(WRITTEN TASK): From the line with "Output the component" to the line with "import * as", both included, repeat each line exactly and leave out the pictures.

(ROWS):
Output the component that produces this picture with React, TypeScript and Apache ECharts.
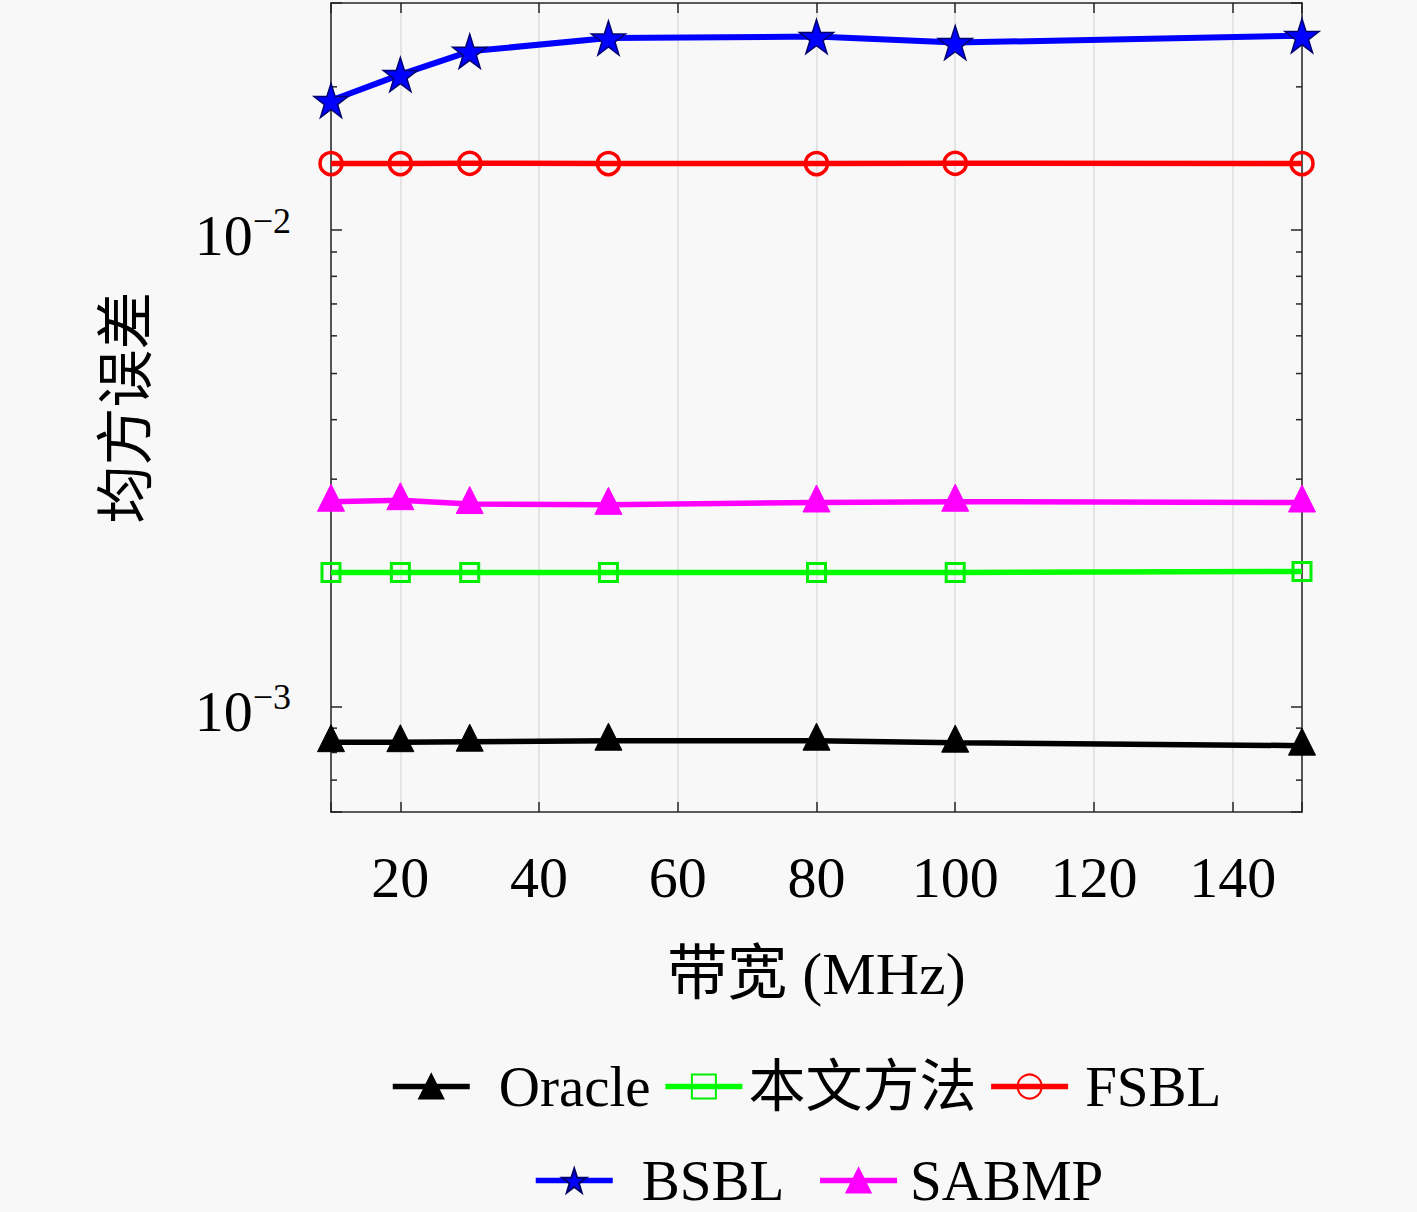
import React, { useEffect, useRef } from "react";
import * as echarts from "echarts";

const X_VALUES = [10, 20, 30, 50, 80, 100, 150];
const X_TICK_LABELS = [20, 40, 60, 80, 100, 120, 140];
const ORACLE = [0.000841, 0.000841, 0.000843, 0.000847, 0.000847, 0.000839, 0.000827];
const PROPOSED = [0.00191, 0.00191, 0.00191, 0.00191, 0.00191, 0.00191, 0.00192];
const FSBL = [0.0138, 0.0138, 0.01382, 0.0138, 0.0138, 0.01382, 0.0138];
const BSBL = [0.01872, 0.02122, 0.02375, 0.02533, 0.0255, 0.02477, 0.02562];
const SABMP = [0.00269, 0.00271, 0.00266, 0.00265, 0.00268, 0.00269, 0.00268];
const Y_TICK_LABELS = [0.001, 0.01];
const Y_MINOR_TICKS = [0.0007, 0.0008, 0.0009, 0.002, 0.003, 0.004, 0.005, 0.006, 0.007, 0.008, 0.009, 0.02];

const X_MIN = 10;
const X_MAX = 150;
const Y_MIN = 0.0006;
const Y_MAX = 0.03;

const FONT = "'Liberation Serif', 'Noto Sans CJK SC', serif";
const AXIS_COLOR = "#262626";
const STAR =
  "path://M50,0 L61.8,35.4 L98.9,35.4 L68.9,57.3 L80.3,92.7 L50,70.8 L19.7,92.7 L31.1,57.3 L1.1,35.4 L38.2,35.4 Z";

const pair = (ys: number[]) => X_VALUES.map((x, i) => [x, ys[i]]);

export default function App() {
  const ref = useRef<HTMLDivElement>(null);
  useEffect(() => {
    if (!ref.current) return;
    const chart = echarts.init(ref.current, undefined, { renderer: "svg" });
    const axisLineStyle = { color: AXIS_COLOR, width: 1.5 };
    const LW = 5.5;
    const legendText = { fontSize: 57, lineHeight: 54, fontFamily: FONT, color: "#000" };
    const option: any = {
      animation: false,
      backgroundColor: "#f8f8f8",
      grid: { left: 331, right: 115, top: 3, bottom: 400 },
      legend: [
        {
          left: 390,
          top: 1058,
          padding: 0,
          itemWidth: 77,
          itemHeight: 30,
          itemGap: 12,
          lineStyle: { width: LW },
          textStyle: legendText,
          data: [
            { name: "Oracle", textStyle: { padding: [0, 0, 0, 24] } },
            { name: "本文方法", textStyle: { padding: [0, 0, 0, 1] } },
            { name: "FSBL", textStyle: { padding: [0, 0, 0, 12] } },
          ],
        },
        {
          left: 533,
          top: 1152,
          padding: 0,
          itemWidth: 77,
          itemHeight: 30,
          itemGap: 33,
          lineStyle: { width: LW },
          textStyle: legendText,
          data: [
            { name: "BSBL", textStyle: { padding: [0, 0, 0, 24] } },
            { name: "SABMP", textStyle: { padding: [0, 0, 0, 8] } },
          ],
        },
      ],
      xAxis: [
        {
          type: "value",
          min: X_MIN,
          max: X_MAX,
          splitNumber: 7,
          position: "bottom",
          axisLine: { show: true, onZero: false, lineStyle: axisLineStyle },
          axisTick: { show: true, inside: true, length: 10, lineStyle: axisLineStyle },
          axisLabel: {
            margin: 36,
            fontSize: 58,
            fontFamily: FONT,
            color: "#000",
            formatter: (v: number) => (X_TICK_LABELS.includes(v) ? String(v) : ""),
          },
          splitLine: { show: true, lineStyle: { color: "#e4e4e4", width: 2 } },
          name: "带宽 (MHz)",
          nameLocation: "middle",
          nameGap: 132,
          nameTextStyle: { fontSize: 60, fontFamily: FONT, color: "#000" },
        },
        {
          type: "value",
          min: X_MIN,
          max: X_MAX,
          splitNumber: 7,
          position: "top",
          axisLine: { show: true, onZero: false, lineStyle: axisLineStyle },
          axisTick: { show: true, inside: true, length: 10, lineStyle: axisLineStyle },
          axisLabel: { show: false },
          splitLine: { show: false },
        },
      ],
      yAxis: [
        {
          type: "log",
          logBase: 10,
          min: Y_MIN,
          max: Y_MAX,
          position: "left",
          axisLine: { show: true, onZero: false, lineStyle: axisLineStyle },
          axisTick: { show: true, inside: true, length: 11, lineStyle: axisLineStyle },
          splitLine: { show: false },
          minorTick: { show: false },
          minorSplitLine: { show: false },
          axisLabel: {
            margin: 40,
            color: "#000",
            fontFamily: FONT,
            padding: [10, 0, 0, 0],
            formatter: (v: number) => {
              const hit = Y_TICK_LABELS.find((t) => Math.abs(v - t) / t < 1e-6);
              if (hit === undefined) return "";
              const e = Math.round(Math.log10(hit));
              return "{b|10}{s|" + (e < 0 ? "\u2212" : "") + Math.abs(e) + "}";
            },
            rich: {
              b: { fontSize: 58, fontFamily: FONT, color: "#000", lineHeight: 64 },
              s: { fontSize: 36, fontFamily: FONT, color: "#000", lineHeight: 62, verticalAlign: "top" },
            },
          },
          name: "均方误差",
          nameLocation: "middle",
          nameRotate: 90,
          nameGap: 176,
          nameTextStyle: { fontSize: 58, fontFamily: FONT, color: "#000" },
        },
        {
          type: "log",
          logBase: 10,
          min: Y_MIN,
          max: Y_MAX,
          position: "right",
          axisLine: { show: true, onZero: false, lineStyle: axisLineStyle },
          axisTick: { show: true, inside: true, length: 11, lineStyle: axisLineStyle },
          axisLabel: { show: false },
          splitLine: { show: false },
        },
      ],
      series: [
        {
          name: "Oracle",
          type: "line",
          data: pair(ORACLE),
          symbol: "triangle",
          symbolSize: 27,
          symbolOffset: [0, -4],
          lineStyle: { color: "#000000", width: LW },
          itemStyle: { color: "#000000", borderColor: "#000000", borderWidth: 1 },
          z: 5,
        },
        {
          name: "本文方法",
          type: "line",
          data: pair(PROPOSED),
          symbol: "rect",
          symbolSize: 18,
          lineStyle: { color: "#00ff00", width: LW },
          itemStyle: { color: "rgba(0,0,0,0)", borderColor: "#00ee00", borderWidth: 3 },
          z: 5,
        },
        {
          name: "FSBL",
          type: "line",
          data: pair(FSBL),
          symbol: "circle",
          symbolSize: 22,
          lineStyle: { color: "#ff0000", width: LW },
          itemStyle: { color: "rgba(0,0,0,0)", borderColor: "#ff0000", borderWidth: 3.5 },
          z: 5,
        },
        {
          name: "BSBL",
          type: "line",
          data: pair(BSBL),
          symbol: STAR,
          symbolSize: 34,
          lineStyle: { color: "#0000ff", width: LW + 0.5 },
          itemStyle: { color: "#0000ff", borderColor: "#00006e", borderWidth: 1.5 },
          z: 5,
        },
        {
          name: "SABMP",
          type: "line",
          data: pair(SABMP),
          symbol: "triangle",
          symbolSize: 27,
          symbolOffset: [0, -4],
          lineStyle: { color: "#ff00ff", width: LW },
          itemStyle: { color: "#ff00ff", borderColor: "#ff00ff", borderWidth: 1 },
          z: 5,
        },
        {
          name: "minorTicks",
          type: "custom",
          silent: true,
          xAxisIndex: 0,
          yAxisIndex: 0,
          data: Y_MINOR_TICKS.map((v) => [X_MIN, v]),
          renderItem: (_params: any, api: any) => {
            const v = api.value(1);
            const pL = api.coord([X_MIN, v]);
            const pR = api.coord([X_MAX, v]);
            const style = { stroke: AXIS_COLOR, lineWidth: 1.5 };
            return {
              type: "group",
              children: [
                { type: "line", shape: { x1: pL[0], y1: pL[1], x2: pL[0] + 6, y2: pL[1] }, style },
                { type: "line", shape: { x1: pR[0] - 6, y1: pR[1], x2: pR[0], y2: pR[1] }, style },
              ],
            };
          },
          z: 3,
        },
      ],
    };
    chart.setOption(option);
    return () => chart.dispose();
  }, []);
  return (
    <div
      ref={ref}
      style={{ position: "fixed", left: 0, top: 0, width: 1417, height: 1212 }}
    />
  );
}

* * *

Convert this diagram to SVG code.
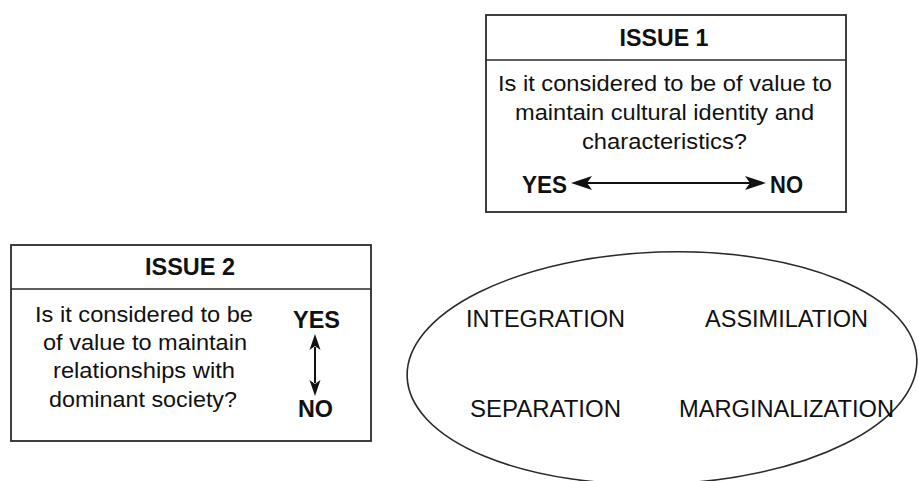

---

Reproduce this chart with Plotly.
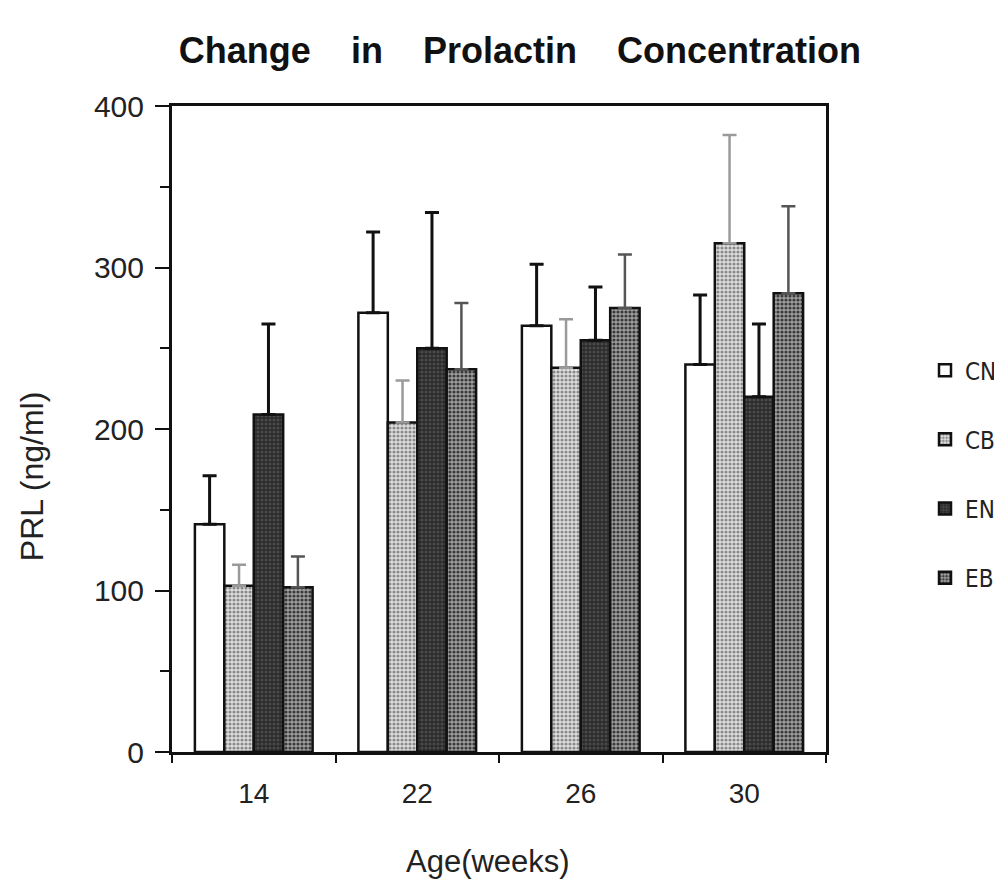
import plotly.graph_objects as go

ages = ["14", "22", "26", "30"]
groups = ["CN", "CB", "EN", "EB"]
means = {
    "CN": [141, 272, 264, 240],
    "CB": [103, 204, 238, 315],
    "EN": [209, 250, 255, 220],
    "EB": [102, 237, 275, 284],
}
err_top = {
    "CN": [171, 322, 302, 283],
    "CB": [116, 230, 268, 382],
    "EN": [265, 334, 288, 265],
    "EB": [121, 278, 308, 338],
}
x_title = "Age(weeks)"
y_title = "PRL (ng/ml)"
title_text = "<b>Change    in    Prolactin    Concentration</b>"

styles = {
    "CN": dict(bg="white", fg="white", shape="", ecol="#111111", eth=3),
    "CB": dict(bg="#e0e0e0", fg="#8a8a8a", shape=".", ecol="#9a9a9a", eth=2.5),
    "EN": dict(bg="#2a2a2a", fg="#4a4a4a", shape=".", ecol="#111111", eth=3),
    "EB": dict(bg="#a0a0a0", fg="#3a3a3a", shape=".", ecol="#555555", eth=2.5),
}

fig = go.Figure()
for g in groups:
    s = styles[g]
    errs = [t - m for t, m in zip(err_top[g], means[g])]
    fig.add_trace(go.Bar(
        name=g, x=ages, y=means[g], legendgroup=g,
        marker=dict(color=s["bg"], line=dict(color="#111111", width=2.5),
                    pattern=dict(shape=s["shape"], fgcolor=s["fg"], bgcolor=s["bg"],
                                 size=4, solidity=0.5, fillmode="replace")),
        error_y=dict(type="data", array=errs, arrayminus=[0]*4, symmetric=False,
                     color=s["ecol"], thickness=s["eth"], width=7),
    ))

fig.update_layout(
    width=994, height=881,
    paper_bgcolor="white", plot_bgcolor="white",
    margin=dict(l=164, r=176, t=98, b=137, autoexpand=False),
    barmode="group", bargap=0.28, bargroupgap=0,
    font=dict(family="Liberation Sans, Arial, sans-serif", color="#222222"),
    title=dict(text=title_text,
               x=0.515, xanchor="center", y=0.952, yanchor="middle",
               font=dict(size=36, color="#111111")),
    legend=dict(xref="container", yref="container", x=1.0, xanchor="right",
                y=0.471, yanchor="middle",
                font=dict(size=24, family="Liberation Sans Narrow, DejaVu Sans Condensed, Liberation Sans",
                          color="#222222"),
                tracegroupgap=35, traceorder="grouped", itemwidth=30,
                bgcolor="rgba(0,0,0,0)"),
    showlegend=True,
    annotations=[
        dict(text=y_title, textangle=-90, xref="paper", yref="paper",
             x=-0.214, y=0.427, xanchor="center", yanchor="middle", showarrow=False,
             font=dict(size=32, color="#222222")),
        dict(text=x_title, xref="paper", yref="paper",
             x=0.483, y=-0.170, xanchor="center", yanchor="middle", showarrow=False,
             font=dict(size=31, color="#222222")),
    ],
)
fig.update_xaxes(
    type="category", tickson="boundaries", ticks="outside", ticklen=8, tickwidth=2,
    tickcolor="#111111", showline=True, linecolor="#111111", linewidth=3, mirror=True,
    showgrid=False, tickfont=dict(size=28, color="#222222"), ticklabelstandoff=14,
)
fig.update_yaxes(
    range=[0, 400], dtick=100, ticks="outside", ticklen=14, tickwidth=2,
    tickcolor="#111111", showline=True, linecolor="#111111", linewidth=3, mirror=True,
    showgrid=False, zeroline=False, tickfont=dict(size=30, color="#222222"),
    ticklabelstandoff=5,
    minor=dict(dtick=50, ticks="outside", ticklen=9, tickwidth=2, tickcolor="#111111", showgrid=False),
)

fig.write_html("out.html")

(RESULT):
Output the component that produces this picture with React, TypeScript and Apache ECharts.
import React, { useEffect, useRef } from "react";
import * as echarts from "echarts";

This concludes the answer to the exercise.